2024年4月20日(土)

解体 ロシア外交

2016年7月12日

スポーツが政治に利用される悪しき慣習

 ここで問題視されたのは、ロシアサポーターによる暴力が高度に組織化されていたということである。しかも、このような組織化された暴力行為はロシアの文化の一つのようになっていて、ロシアのフーリガンはしばしば極右政治や組織犯罪に結びついているというのである。さらに厄介なのは、ロシア政府が間接的に、ないし、あからさまに国粋主義を煽り、そのような暴動を支持しているということであった(『フィナンシャルタイムズ』6月15日)。
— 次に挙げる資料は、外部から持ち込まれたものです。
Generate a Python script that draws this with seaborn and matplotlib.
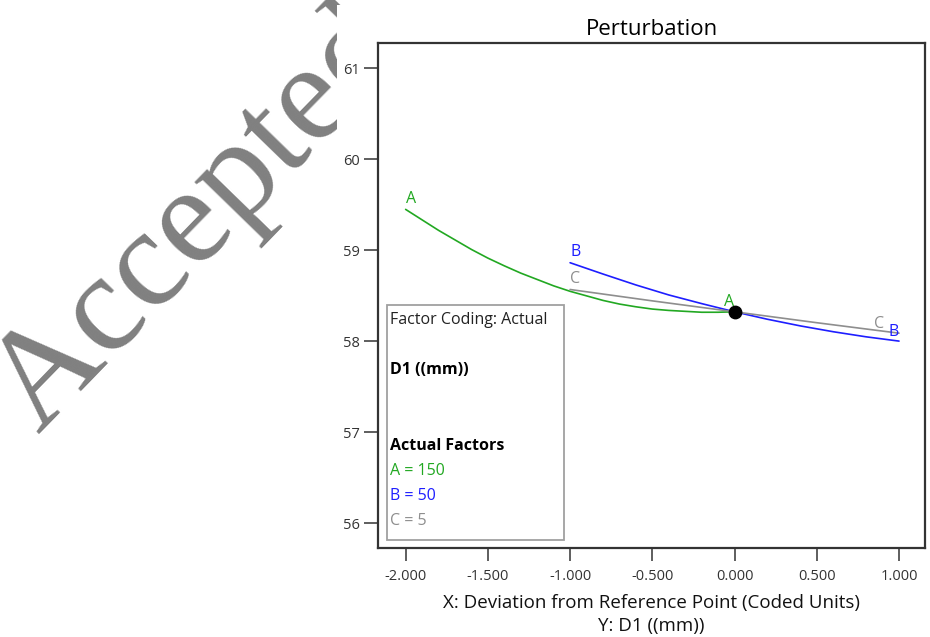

 また、ロシアのフーリガンによる暴動は、プーチンの西側に対する「ハイブリッド戦争(従来の戦闘方式に、非軍事的手法を組み合わせた21世紀型の戦争)の一つだ」と見るような見解もある2

 ソ連、そしてソ連の継承国家であるロシアにとって、スポーツは歴史的に、国威発揚を図るとともに、欧米に並ぶ「大国」であることをアピールするための重要な手段であった。特にソ連時代は、五輪で獲得するメダルの数こそが、冷戦における東西対決の一つの要素であったと言っても過言ではなく、国家をあげて優秀なスポーツ選手が養成されていた。だが、ソ連解体でロシアは一時、著しく国力を落とし、スポーツに注入する余力もなくなっていたが、プーチン大統領は再びスポーツ振興に力を注ぐようになった。ソチ五輪の誘致もその一つであろう。だが、最近のドーピング問題やフーリガン問題を考えるにつけ、スポーツが政治に利用される悪しき慣習が再び顕著になってきたように思える。

 確かに、ロシア人たちは、自国の選手がドーピングをしているとも知らず、メダル獲得に湧き、選手を心から応援し、誇りに思っていたはずだ。だが、ロシアドーピングの噂は、ソ連時代から最近に至るまで常につきまとっていた。

 またサッカーなどの応援で国民が一つになって盛り上がるのは良いことだが、ロシア政府がフーリガンを組織的に送り込み、さらにフーリガンの行為をハイブリッド戦争の一環として考えているとすれば、スポーツマンシップを大いに冒涜している。

 ロシアが国際社会の一員としてあり続けたいのであれば、スポーツでの勝ち負けより何より、ドーピングなどの不正をなくし、フーリガンなどを根絶することが必要だ。スポーツマンシップあってこその勝利でなければ意味がないことをロシアはもっと早く学ぶべきだった。

2: Paul Goble, ‘Russian Football Louts In Marseilles Part Of Putin’s ‘Hybrid War’ Against The West,” Eurasian Review, June 15, 2016.